### Short problem
Where a line below holds the string "seaborn", copy that line.

### Supplied information

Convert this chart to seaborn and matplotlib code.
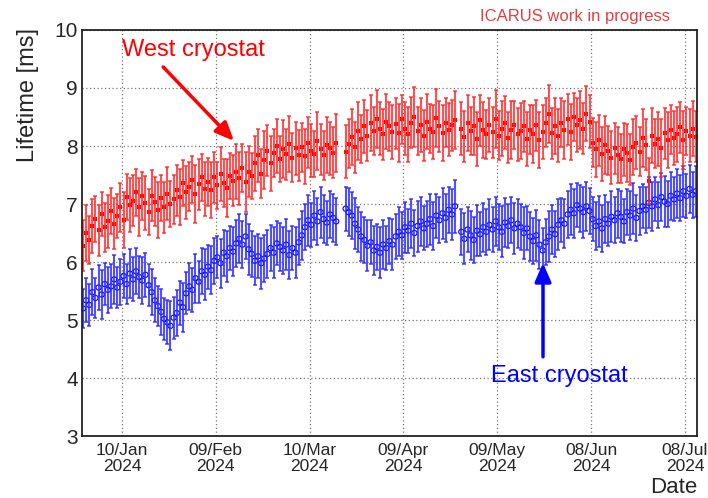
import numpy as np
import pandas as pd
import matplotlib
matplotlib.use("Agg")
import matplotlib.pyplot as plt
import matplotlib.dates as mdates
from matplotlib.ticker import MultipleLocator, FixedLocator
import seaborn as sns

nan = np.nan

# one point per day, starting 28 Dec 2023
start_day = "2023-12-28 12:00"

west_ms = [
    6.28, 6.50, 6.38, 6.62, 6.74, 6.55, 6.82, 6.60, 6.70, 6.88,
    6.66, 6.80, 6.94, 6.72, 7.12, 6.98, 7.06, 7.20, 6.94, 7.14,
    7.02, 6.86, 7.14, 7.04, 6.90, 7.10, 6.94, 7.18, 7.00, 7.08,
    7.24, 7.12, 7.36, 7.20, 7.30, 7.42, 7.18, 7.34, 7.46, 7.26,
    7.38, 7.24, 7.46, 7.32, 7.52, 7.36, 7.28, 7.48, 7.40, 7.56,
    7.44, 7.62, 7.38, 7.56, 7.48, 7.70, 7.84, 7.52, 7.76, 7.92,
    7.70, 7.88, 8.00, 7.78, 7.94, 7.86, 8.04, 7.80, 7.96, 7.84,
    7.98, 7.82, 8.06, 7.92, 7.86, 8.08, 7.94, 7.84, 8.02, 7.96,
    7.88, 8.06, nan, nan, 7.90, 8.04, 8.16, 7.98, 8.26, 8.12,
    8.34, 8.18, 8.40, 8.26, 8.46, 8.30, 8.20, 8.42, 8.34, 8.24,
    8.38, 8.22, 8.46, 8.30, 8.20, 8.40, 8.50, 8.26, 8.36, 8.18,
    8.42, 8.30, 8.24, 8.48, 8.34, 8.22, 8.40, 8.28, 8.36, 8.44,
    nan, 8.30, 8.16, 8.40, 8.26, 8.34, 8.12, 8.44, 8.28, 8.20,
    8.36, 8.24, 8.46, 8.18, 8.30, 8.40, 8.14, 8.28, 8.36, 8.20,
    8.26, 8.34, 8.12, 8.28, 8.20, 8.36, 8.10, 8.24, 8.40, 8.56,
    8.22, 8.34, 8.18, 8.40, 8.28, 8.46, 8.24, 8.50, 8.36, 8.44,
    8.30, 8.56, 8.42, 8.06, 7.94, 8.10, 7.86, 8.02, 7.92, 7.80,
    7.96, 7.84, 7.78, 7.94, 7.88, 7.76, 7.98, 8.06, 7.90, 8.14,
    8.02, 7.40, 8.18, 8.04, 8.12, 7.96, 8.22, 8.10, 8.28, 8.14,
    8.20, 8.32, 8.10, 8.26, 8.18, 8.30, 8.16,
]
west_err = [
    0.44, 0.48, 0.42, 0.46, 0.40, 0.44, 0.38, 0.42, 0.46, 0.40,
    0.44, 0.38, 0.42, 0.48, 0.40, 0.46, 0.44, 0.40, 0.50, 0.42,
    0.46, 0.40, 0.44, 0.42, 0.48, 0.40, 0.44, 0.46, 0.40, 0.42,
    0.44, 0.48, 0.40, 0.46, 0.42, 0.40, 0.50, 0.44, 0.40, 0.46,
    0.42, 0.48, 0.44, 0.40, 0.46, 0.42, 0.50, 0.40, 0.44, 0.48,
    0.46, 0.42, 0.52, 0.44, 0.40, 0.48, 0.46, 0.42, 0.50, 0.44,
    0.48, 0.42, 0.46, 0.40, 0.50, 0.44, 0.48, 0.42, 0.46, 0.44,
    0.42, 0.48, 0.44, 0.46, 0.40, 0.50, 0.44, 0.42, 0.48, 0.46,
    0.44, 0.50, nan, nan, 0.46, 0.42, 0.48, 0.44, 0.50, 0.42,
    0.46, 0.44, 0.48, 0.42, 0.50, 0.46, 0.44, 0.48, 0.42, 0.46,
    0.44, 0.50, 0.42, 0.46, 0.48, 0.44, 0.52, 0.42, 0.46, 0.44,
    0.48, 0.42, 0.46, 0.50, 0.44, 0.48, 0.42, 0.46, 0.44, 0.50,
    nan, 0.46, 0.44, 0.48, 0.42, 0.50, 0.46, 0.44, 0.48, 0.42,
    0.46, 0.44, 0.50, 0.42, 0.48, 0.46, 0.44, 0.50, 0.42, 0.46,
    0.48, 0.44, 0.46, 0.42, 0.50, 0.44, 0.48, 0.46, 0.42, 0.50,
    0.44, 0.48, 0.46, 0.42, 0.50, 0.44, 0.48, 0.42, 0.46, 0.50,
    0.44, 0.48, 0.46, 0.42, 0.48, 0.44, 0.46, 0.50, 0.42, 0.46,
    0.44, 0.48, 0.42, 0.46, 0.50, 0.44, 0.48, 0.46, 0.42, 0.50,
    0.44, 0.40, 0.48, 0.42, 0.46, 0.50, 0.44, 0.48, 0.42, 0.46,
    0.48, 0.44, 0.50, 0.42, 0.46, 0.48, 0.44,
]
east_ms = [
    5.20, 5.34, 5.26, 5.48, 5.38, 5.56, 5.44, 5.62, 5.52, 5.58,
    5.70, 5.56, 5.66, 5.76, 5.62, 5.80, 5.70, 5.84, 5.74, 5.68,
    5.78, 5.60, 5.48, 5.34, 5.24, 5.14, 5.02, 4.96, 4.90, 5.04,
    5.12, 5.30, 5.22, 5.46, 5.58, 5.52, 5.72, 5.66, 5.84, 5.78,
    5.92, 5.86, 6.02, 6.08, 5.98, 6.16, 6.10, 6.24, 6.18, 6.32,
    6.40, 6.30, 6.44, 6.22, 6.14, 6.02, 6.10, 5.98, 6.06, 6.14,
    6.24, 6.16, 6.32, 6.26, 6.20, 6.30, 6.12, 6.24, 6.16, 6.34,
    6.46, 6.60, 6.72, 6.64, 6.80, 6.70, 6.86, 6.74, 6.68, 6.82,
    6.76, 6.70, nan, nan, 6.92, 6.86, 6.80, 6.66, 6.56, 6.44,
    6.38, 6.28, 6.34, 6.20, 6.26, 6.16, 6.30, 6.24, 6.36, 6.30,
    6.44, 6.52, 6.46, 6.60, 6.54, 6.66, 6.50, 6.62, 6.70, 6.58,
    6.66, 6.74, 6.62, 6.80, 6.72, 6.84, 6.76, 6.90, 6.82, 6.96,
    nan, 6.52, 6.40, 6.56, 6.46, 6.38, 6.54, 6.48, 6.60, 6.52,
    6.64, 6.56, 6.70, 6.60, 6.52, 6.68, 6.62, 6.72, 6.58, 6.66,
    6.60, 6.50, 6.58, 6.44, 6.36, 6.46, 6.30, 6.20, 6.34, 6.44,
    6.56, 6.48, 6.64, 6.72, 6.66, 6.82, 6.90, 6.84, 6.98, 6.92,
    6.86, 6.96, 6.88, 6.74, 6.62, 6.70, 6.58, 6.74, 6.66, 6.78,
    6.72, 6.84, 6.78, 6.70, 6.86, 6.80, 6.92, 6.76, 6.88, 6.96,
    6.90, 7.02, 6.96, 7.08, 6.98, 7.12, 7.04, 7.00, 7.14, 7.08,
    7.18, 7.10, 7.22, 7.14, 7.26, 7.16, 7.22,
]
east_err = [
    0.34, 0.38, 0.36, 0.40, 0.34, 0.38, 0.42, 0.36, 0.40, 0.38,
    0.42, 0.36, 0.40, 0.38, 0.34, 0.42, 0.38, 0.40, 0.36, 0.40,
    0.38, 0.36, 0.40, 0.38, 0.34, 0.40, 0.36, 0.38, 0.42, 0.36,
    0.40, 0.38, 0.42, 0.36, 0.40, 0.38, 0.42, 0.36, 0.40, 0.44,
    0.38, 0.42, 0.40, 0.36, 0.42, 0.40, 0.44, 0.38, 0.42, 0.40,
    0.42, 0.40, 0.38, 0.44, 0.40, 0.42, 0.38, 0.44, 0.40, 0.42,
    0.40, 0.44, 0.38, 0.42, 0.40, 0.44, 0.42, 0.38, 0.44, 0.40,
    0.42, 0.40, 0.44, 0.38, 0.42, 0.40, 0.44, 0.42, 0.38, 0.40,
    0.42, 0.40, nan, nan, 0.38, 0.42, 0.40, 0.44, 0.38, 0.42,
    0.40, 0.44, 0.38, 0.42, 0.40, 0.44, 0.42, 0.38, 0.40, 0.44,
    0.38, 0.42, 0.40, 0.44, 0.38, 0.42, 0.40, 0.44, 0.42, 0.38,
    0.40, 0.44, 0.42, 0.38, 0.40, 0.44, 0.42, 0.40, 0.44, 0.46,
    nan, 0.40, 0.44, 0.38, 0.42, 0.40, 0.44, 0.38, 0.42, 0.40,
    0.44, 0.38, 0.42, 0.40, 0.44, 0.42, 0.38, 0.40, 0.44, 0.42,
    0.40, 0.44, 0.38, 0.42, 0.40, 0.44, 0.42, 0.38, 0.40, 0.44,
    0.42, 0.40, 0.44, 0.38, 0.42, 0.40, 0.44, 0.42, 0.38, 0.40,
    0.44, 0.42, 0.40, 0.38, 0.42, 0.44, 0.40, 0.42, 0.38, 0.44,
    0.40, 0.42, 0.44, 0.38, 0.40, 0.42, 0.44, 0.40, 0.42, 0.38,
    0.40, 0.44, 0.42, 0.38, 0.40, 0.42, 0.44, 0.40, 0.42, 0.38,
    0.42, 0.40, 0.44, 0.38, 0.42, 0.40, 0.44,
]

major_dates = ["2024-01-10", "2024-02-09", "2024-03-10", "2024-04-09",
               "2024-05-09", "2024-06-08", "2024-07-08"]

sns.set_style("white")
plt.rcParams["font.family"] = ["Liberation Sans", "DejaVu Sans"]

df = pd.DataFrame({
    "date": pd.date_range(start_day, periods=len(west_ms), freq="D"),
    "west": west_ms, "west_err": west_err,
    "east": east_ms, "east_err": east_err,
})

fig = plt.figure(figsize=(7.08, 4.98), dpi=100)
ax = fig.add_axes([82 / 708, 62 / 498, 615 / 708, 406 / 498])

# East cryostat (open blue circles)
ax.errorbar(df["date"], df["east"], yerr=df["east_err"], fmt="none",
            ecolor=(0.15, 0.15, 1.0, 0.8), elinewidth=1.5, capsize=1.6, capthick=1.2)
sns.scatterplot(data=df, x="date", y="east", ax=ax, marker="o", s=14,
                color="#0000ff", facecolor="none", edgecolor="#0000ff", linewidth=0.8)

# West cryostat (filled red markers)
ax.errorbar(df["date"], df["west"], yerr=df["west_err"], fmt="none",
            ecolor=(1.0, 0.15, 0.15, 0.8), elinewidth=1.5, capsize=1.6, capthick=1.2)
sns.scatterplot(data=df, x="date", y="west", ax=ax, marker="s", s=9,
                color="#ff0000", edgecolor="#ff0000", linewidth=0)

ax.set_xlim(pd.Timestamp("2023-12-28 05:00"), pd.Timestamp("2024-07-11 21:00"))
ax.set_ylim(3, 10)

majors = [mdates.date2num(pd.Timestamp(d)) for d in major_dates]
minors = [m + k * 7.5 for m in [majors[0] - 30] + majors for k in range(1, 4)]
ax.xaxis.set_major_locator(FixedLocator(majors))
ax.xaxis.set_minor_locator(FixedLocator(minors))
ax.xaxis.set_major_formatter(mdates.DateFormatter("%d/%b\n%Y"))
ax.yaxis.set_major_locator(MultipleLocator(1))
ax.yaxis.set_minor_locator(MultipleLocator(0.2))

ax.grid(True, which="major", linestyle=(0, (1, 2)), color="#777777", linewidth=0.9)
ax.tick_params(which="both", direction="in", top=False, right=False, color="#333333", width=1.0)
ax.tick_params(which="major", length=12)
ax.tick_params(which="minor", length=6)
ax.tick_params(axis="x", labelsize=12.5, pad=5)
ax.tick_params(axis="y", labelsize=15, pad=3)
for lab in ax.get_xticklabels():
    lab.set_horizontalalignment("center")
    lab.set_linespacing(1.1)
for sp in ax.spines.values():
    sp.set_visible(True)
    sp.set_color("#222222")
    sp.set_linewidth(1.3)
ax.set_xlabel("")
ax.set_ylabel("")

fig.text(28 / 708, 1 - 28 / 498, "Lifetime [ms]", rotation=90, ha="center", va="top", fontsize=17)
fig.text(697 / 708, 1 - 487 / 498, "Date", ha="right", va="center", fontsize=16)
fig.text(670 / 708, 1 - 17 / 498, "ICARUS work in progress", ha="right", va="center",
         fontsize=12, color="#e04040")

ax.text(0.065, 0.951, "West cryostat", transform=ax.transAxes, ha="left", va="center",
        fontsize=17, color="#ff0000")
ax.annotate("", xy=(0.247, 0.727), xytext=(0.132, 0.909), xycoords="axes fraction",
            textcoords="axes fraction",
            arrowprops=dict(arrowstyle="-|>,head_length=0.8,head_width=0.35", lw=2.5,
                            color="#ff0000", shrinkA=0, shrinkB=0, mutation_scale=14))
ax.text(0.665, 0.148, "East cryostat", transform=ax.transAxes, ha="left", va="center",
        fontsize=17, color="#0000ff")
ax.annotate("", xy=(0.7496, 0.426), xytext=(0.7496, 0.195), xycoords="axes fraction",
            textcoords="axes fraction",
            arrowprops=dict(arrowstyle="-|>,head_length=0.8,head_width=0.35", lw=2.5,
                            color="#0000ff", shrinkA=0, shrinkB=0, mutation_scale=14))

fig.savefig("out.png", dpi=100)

### Correct result
Convert this chart to seaborn and matplotlib code.
import seaborn as sns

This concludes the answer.